Pasados los años llegué a comprender que su único objetivo era el burlarse de mi; se sentían poderosas tras conseguir ver lágrimas en mis ojos, superiores cuando me recordaban que llevaba agujeros en las zapatillas de deporte o que la ropa se me había quedado pequeña, orgullosas de sí mismas cuando me llevaban ante un espejo para que observara mi pelo despeinado, mis gafas rotas y unos dientes que apenas me dejaban cerrar la boca o comer con normalidad.

Jamás nadie me ayudó a creer en mí misma, y yo no supe hacerlo sola.
Intenté más que nunca recluirme en mi propio universo, procurando no escuchar las voces que me gritaban desde el mundo exterior, y en lugar de escoger luchar por mí misma, asimilé la idea de pasar lo que restara de vida estando sola. Para mí las historias de amor o amistad no eran más que cuentos que se les contaban a los niños. Jamás creí en el amor, tal vez porque jamás lo había visto con mis propios ojos.



¿Y a qué viene todo esto? pues ni lo sé.... Hoy leyendo el blog de sonámbulo, el cual os recomiendo porque escribe genial o vamos porque sí, porque me da la gana, recordé una historia del colegio.

Ese último año de colegio, hacia finales de curso, me sacaron a la pizarra en clase de inglés.
La profesora, una terrible vieja que había creado su propio dialecto a partir del inglés tradicional, me dijo que escribiera en la pizarra "Six". A pesar de que mi nivel de inglés en ese momento era digno de dicha profesora, conocía el significado de esa palabra, y desde luego sabía escribirlo, pero mi cabeza ante algunas situaciones se colapsa, por muy estúpida que parezca la situación.

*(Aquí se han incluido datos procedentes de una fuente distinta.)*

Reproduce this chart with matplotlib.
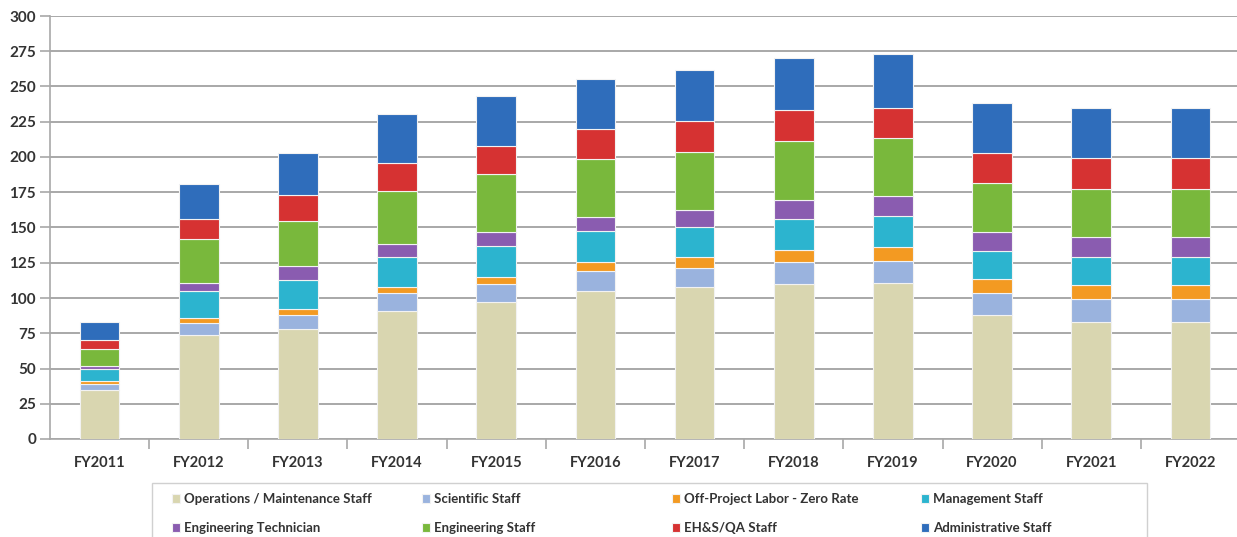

Se me comenzó a nublar la vista, todo parecía dar vueltas a mi alrededor, y como si de un eco se tratara sólo escuchaba los gritos de la profesora repitiéndome que escribiera six en la pizarra; mientras tanto yo luchaba por mantener el equilibrio e intentar no hacer mas el ridículo. Hasta que la profesora con toda la rabia que acumulaba en sus carnes me grito con furia, "Eres tonta o qué, que escribas six, ¡¡SIX, el caracolico, dibuja el caracolico!!".

Por fin fui capaz de volverme hacía la pizarra, y así lo hice; dibujé un bonito caracol.